Switch-Router

TCP listen套接字的查找的变化

Published at 2019-09-29 | Last Update 2019-09-29

内核TCP在收到SYN报文时,会根据报文的目的IP和Port,在本地匹配处于LISTEN状态的套接字进行握手过程。

4.17版本以前的listen套接字查找

The current listener hashtable is hashed by port only. When a process is listening at many IP addresses with the same port (e.g.[IP1]:443, [IP2]:443… [IPN]:443), the inet[6]_lookup_listener() performance is degraded to a link list. It is prone to syn attack.

4.17版本之前,TCP的listener socket是按port进行hash,然后插入到对应的冲突链表中的。
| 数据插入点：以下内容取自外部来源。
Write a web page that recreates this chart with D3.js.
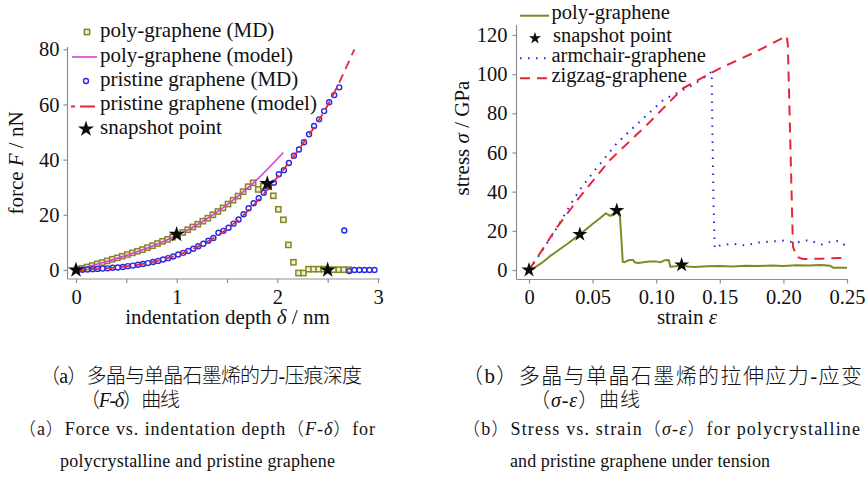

这就使得如果很多个listen套接字都侦听同一个port,就会使得链表拉得比较长, 这种情况在3.9版本引入REUSEPORT之后更加严重

举个栗子,主机上启动了6个listener,它们都侦听21端口,因此被放到同一条链表上(其中sk_B使用了REUSEPORT)。如果此时收到一个目标位1.1.1.4:21的SYN连接请求,内核在查找listenr的时候,始终会从头开始遍历到尾,直到找到匹配的sk_D

4.17版本:在两个hashtable中查找

4.17版本增加了一个新的hashtable(lhash2)来组织listen套接字,这个lhash2是按port+addr作为key进行hash的,而原来按port进行hash的hashtable保持不变。换句话说,同一个listen套接字会同时放到两个hashtable中(例外情况是,如果它绑定的本地地址是0.0.0.0,则只会放到原来的hashtable中)

lhash2增加了addr作为key,也就增加hash的随机性。还是以上面的例子为例,此时,原来的sk_A~C可能就被hash到其他冲突链了,当然与此同时,也有可能有原来在其他冲突链上的sk_E被hash到lhash2[0]这条冲突链。
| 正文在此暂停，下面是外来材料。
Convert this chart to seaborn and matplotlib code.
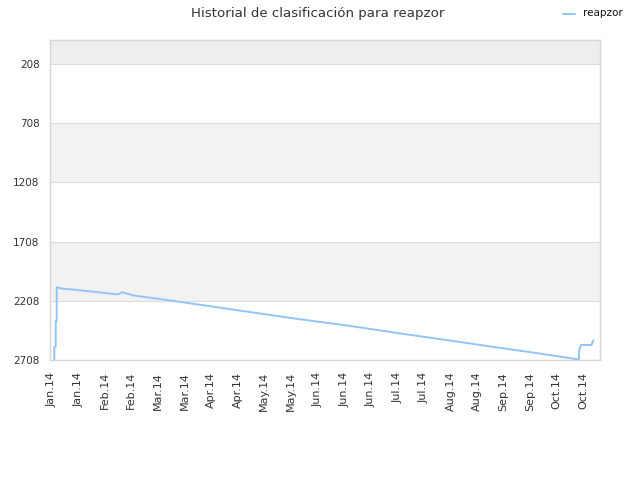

因此在listen套接字的查找时,内核会根据SYN报文中的port+addr,同时计算出满足条件的套接字应该在两个hashtable中所属的链表,然后比较这两个链表的长度,如果在1st链表长度不长或者小于2nd链表的长度,则还是以原来的方式,在1st链表中进行查找,否则就在2nd链表中进行查找。

 				    struct inet_hashinfo *hashinfo,
 				    struct sk_buff *skb, int doff,
@@ -217,10 +306,42 @@ struct sock *__inet_lookup_listener(struct net *net,
 	unsigned int hash = inet_lhashfn(net, hnum);
 	struct inet_listen_hashbucket *ilb = &hashinfo->listening_hash[hash];
 	bool exact_dif = inet_exact_dif_match(net, skb);
+	struct inet_listen_hashbucket *ilb2;
 	struct sock *sk, *result = NULL;
 	int score, hiscore = 0;
+	unsigned int hash2;
 	u32 phash = 0;
 
+	if (ilb->count <= 10 || !hashinfo->lhash2)
+		goto port_lookup;
+
+	/* Too many sk in the ilb bucket (which is hashed by port alone).
+	 * Try lhash2 (which is hashed by port and addr) instead.
+	 */
+
+	hash2 = ipv4_portaddr_hash(net, daddr, hnum);
+	ilb2 = inet_lhash2_bucket(hashinfo, hash2);
+	if (ilb2->count > ilb->count)
+		goto port_lookup;
+
+	result = inet_lhash2_lookup(net, ilb2, skb, doff,
+				    saddr, sport, daddr, hnum,
+				    dif, sdif);
+	if (result)
+		return result;
+
+	/* Lookup lhash2 with INADDR_ANY */
+
+	hash2 = ipv4_portaddr_hash(net, htonl(INADDR_ANY), hnum);
+	ilb2 = inet_lhash2_bucket(hashinfo, hash2);
+	if (ilb2->count > ilb->count)
+		goto port_lookup;
+
+	return inet_lhash2_lookup(net, ilb2, skb, doff,
+				  saddr, sport, daddr, hnum,
+				  dif, sdif);
+
+port_lookup:
 	sk_for_each_rcu(sk, &ilb->head) {
 		score = compute_score(sk, net, hnum, daddr,
 				      dif, sdif, exact_dif);

5.0版本:只在2nd hashtable中查找

内核在5.0版本又将查找方式改为了只在2nd hashtable中进行查找。这样修改的原因是按原来的查找方式,如果选择了在1st hashtable中进行查找,可能发生在通配地址(0.0.0.0)和特定地址(比如1.1.1.1)都侦听同一个Port时,反而匹配上通配地址的listener的问题。这其实不是4.17版本的锅,而是在3.9版本引入SO_PORTREUSE就已经存在了!

来看看怎么回事:

设置了SO_REUSEPORTsk_Ask_B同时侦听21端口,如果sk_A是后启动,那么它将添加到链表头,这样当收到一个1.1.1.2:21的报文时,内核会发现sk_A就已经匹配了,它就不会再去尝试匹配更精确的sk_B!这显然不好,要知道在SO_REUSEPORT进入内核之前,内核会遍历整个链表,对每个套接字进行匹配程度打分(compute_score)。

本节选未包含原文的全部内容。